» Task to complete: Your answer should be only a number: how many lines include the word "React".

# Start of Available data

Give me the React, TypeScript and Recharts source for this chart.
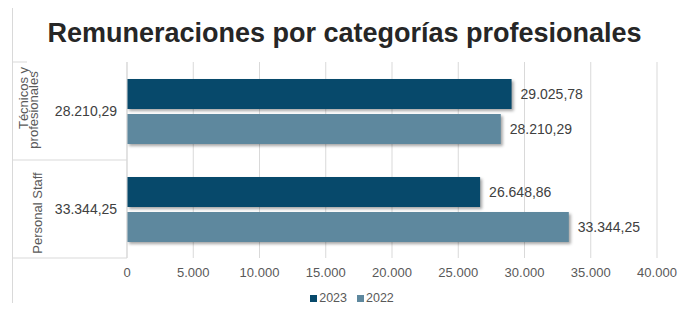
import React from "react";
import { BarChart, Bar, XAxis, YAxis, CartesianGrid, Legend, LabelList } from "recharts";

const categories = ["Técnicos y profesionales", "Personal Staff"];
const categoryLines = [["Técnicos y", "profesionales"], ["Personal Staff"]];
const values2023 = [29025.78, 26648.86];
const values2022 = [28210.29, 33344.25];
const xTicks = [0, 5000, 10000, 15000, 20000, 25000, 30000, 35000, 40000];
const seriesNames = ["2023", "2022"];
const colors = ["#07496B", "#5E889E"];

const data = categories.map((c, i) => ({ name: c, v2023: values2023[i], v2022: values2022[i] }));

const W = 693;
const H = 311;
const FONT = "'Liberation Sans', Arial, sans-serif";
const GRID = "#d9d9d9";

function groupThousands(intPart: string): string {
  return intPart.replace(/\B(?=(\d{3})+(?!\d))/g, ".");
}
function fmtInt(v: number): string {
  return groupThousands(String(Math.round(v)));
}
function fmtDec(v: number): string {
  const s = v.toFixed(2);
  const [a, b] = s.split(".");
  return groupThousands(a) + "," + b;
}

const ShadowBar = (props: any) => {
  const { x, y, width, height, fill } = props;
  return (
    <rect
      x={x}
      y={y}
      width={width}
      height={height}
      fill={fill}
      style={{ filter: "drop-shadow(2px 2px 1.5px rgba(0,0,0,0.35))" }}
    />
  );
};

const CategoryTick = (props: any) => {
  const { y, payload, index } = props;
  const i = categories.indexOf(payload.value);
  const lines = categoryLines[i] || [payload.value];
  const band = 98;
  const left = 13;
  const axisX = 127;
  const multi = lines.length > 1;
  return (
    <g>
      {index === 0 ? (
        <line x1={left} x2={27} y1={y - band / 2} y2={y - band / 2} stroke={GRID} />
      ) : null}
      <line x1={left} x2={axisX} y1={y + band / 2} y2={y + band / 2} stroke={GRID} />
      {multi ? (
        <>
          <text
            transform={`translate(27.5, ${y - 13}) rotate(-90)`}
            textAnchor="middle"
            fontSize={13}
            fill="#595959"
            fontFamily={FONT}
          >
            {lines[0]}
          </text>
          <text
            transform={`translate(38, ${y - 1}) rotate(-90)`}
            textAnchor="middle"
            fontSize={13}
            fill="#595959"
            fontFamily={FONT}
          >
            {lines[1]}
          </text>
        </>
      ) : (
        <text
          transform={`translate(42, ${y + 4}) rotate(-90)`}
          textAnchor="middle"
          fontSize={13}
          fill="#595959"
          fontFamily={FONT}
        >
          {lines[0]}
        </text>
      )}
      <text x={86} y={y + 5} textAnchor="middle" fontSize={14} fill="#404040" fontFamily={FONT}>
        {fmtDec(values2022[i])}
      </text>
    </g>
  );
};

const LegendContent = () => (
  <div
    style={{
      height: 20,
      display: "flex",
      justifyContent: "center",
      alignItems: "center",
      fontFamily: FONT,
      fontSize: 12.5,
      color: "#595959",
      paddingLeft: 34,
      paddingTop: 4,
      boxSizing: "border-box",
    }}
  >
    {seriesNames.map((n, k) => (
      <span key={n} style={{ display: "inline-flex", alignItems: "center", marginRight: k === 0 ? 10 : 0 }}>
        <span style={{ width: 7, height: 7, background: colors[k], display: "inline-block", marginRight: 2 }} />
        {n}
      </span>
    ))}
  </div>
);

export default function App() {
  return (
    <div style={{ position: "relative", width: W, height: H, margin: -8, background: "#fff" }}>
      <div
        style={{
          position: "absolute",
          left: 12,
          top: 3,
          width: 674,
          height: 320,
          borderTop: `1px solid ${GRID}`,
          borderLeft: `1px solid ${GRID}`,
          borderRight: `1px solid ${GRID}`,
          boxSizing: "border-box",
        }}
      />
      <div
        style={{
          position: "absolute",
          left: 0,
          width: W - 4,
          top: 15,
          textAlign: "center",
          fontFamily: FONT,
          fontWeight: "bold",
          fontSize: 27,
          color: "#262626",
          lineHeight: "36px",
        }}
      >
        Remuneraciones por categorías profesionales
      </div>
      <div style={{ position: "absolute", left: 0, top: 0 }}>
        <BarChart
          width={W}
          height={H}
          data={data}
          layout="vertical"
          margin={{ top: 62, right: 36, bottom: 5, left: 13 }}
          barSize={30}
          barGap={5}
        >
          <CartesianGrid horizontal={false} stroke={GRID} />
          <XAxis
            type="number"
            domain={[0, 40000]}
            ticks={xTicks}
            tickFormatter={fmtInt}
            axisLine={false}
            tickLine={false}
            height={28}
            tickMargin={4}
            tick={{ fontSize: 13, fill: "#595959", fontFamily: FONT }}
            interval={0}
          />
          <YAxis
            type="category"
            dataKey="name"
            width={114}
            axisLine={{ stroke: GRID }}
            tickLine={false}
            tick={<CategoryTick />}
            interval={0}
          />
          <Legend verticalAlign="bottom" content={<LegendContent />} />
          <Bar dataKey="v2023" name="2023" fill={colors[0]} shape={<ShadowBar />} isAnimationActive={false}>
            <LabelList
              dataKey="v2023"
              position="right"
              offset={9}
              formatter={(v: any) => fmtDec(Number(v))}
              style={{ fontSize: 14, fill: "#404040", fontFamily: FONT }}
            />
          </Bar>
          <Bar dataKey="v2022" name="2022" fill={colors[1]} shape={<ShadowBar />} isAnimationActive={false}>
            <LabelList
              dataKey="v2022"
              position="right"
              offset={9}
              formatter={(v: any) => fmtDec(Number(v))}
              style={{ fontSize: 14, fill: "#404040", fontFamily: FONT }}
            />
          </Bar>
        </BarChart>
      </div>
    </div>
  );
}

# End of Available data

» Solution for this task: 2